Your instructions
Reproduce, exactly and in full, the lines from the one with "Write a Python" through the one with "from bokeh.resources import INLINE" in the data below; drop pictures.

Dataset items
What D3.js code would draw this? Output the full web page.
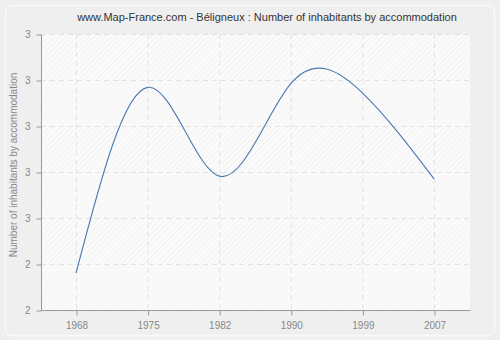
<!DOCTYPE html>
<html lang="en">
<head>
    <meta charset="UTF-8">
    <title>Béligneux</title>
    <script src="https://d3js.org/d3.v7.min.js"></script>
    <style>
        body { margin: 0; background: #fff; }
        text { font-family: "Liberation Sans", Arial, sans-serif; }
    </style>
</head>
<body>
    <svg width="500" height="340"></svg>
    <script>
        const years = ["1968", "1975", "1982", "1990", "1999", "2007"];
        const values = [2.38, 2.784, 2.591, 2.792, 2.772, 2.585];
        const yTicks = [2.3, 2.4, 2.5, 2.6, 2.7, 2.8, 2.9];
        const yTickLabels = ["2", "2", "3", "3", "3", "3", "3"];

        const svg = d3.select("svg");
        const width = +svg.attr("width");
        const height = +svg.attr("height");

        const plotLeft = 41, plotRight = 470, plotTop = 34, plotBottom = 310;

        // fond
        svg.append("rect").attr("width", width).attr("height", height).attr("fill", "#efefef");
        svg.append("rect")
            .attr("x", 5.5).attr("y", 5.5).attr("width", 489).attr("height", 330)
            .attr("rx", 6).attr("fill", "#efefef").attr("stroke", "#f9f9f9").attr("stroke-width", 1.5);

        const defs = svg.append("defs");
        const pat = defs.append("pattern")
            .attr("id", "hatch").attr("patternUnits", "userSpaceOnUse")
            .attr("width", 4).attr("height", 4)
            .attr("patternTransform", "rotate(45)");
        pat.append("rect").attr("width", 4).attr("height", 4).attr("fill", "#fbfbfb");
        pat.append("line").attr("x1", 0).attr("y1", 0).attr("x2", 0).attr("y2", 4)
            .attr("stroke", "#ececec").attr("stroke-width", 1.2);

        const pat2 = defs.append("pattern")
            .attr("id", "hatch2").attr("patternUnits", "userSpaceOnUse")
            .attr("width", 4).attr("height", 4)
            .attr("patternTransform", "rotate(45)");
        pat2.append("rect").attr("width", 4).attr("height", 4).attr("fill", "#fafafa");
        pat2.append("line").attr("x1", 0).attr("y1", 0).attr("x2", 0).attr("y2", 4)
            .attr("stroke", "#f3f3f3").attr("stroke-width", 1.2);

        const x = d3.scalePoint().domain(years).range([76, 434]);
        const y = d3.scaleLinear().domain([2.3, 2.9]).range([plotBottom, plotTop]);

        svg.append("rect")
            .attr("x", plotLeft).attr("y", plotTop)
            .attr("width", plotRight - plotLeft).attr("height", plotBottom - plotTop)
            .attr("fill", "url(#hatch)");

        // bandes alternées
        svg.selectAll(".band")
            .data(yTicks.slice(0, -1).filter((d, i) => i % 2 === 0))
            .enter().append("rect")
            .attr("x", plotLeft).attr("width", plotRight - plotLeft)
            .attr("y", d => y(d + 0.1)).attr("height", d => y(d) - y(d + 0.1))
            .attr("fill", "url(#hatch2)");

        // grille
        svg.selectAll(".hgrid")
            .data(yTicks)
            .enter().append("line")
            .attr("x1", plotLeft).attr("x2", plotRight)
            .attr("y1", d => y(d) + 0.5).attr("y2", d => y(d) + 0.5)
            .attr("stroke", "#e2e2e2").attr("stroke-dasharray", "5,4");
        svg.selectAll(".vgrid")
            .data(years)
            .enter().append("line")
            .attr("x1", d => x(d) + 0.5).attr("x2", d => x(d) + 0.5)
            .attr("y1", plotTop).attr("y2", plotBottom)
            .attr("stroke", "#e2e2e2").attr("stroke-dasharray", "5,4");

        // axes
        const yAxis = d3.axisLeft(y).tickValues(yTicks)
            .tickFormat((d, i) => yTickLabels[i]).tickSize(5).tickPadding(6);
        const gy = svg.append("g").attr("transform", `translate(${plotLeft + 0.5},0.5)`).call(yAxis);
        const xAxis = d3.axisBottom(x).tickSize(5).tickPadding(6);
        const gx = svg.append("g").attr("transform", `translate(0.5,${plotBottom + 0.5})`).call(xAxis);
        [gx, gy].forEach(g => {
            g.select(".domain").attr("stroke", "#999");
            g.selectAll(".tick line").attr("stroke", "#999");
            g.selectAll(".tick text").attr("fill", "#888").attr("font-size", 10)
                .style("font-family", "Liberation Sans, Arial, sans-serif");
        });
        gx.select(".domain").attr("d", `M${plotLeft},0H${plotRight}`);
        gy.select(".domain").attr("d", `M0,${plotTop}V${plotBottom}`);

        // courbe
        const line = d3.line()
            .x((d, i) => x(years[i]))
            .y(d => y(d))
            .curve(d3.curveNatural);
        svg.append("path")
            .datum(values)
            .attr("d", line)
            .attr("fill", "none")
            .attr("stroke", "#4a78b0")
            .attr("stroke-width", 1.1);

        // titres
        svg.append("text")
            .attr("x", 267).attr("y", 21)
            .attr("text-anchor", "middle")
            .attr("font-size", 11).attr("fill", "#333")
            .text("www.Map-France.com - Béligneux : Number of inhabitants by accommodation");
        svg.append("text")
            .attr("transform", "translate(17,165) rotate(-90)")
            .attr("text-anchor", "middle")
            .attr("font-size", 10).attr("fill", "#888")
            .text("Number of inhabitants by accommodation");
    </script>
</body>
</html>
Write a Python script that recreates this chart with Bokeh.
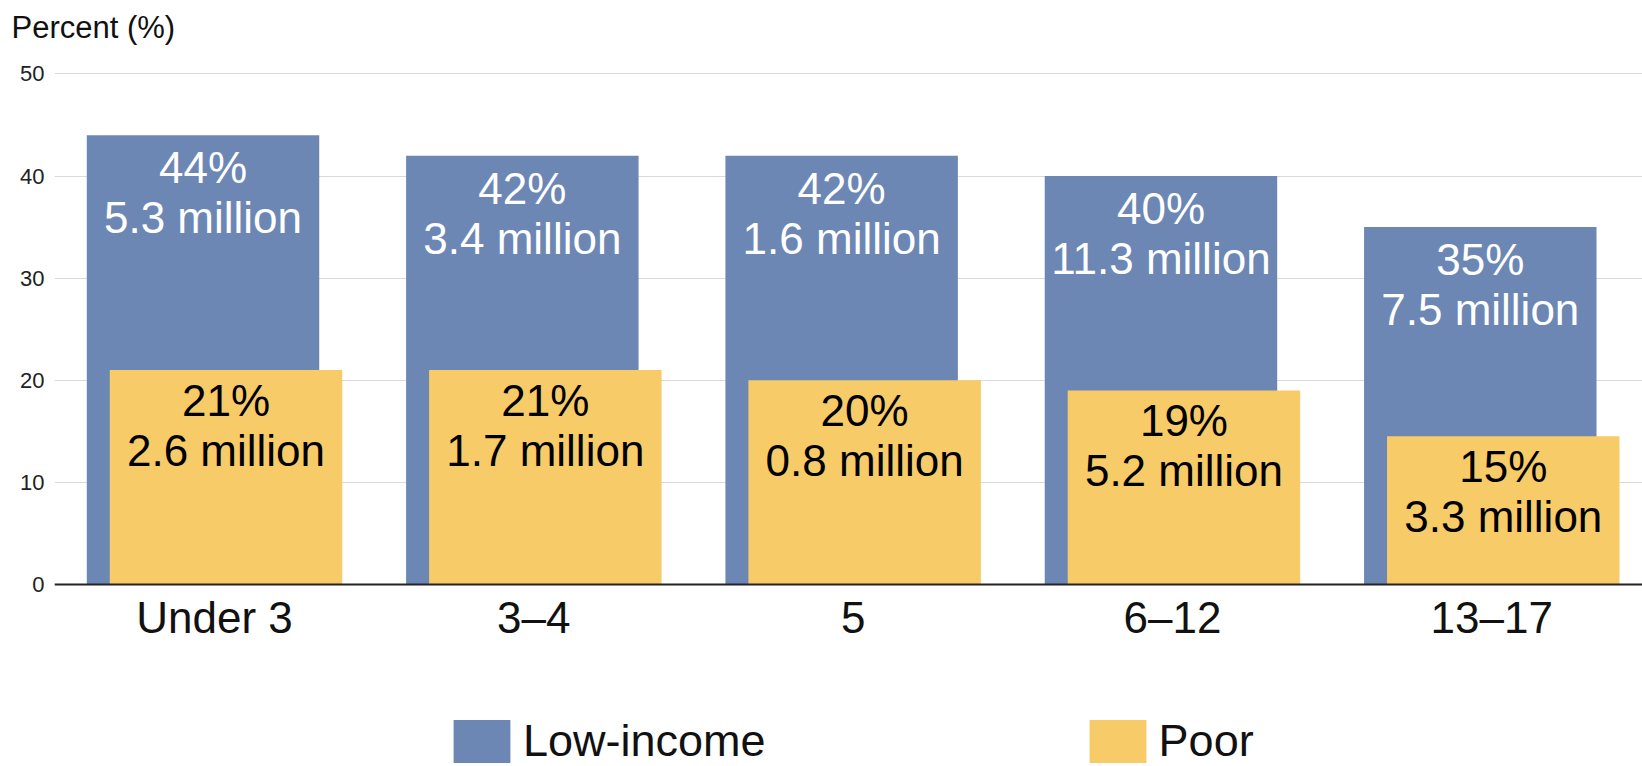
from bokeh.plotting import figure
from bokeh.models import (Range1d, FixedTicker, ColumnDataSource, Legend, LegendItem)
from bokeh.core.properties import value
from bokeh.embed import file_html
from bokeh.resources import INLINE

# ---- data ----
categories = ["Under 3", "3–4", "5", "6–12", "13–17"]
low_income = [44, 42, 42, 40, 35]
poor = [21, 21, 20, 19, 14.5]
low_income_pct = ["44%", "42%", "42%", "40%", "35%"]
low_income_count = ["5.3 million", "3.4 million", "1.6 million", "11.3 million", "7.5 million"]
poor_pct = ["21%", "21%", "20%", "19%", "15%"]
poor_count = ["2.6 million", "1.7 million", "0.8 million", "5.2 million", "3.3 million"]
y_ticks = [0, 10, 20, 30, 40, 50]

FONT = "Liberation Sans"
BLUE = "#6d87b5"
YELLOW = "#f7cb68"

idx = list(range(len(categories)))
off = 0.036
bw = 0.728

src_low = ColumnDataSource(dict(x=[i - off for i in idx], top=low_income,
                                pct=low_income_pct, cnt=low_income_count))
src_poor = ColumnDataSource(dict(x=[i + off for i in idx], top=poor,
                                 pct=poor_pct, cnt=poor_count))

p = figure(width=1642, height=766, output_backend="svg", toolbar_location=None,
           x_range=Range1d(-0.5011, 4.472), y_range=Range1d(-17.84, 52.2),
           min_border_left=54, min_border_right=0, min_border_bottom=0,
           min_border_top=0)

p.outline_line_color = None
p.background_fill_color = "white"

# title as y-axis caption
p.title.text = "Percent (%)"
p.title.text_font = FONT
p.title.text_font_size = "31px"
p.title.text_font_style = "normal"
p.title.text_color = "#111111"
p.title.align = "left"
p.title.offset = -43
p.title.standoff = 14

# grid
p.xgrid.grid_line_color = None
p.ygrid.ticker = FixedTicker(ticks=y_ticks)
p.ygrid.grid_line_color = "#d9d9d9"
p.ygrid.grid_line_width = 1

# y axis
p.yaxis.ticker = FixedTicker(ticks=y_ticks)
p.yaxis.axis_line_color = None
p.yaxis.major_tick_line_color = None
p.yaxis.minor_tick_line_color = None
p.yaxis.major_tick_out = 0
p.yaxis.major_tick_in = 0
p.yaxis.major_label_text_font = FONT
p.yaxis.major_label_text_font_size = "22px"
p.yaxis.major_label_text_color = "#222222"
p.yaxis.major_label_standoff = 10

# x axis at y = 0
p.xaxis.fixed_location = 0
p.xaxis.ticker = FixedTicker(ticks=idx)
p.xaxis.major_label_overrides = {i: c for i, c in zip(idx, categories)}
p.xaxis.axis_line_color = "#222222"
p.xaxis.axis_line_width = 2
p.xaxis.major_tick_line_color = None
p.xaxis.minor_tick_line_color = None
p.xaxis.major_tick_out = 0
p.xaxis.major_tick_in = 0
p.xaxis.major_label_text_font = FONT
p.xaxis.major_label_text_font_size = "44px"
p.xaxis.major_label_text_color = "#111111"
p.xaxis.major_label_standoff = 9

r_low = p.vbar(x="x", top="top", bottom=0, width=bw, source=src_low,
               fill_color=BLUE, line_color=None)
r_poor = p.vbar(x="x", top="top", bottom=0, width=bw, source=src_poor,
                fill_color=YELLOW, line_color=None)

# bar labels
p.text(x="x", y="top", text="pct", source=src_low, text_align="center",
       text_baseline="alphabetic", y_offset=32.5, text_font=value(FONT),
       text_font_size="44px", text_color="white")
p.text(x="x", y="top", text="cnt", source=src_low, text_align="center",
       text_baseline="alphabetic", y_offset=82.5, text_font=value(FONT),
       text_font_size="44px", text_color="white")
p.text(x="x", y="top", text="pct", source=src_poor, text_align="center",
       text_baseline="alphabetic", y_offset=30, text_font=value(FONT),
       text_font_size="44px", text_color="black")
p.text(x="x", y="top", text="cnt", source=src_poor, text_align="center",
       text_baseline="alphabetic", y_offset=80.5, text_font=value(FONT),
       text_font_size="44px", text_color="black")

legend = Legend(items=[LegendItem(label="Low-income", renderers=[r_low]),
                       LegendItem(label="Poor", renderers=[r_poor])],
                orientation="horizontal", location=(392, -2),
                glyph_width=71, glyph_height=54, label_standoff=6, spacing=316,
                padding=0, margin=0, border_line_color=None,
                background_fill_alpha=0,
                label_text_font=FONT, label_text_font_size="45px",
                label_text_baseline="alphabetic", label_text_color="#111111")
p.add_layout(legend, "center")

open("out.html", "w").write(file_html(p, INLINE))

Exercise solution
Write a Python script that recreates this chart with Bokeh.
from bokeh.plotting import figure
from bokeh.models import (Range1d, FixedTicker, ColumnDataSource, Legend, LegendItem)
from bokeh.core.properties import value
from bokeh.embed import file_html
from bokeh.resources import INLINE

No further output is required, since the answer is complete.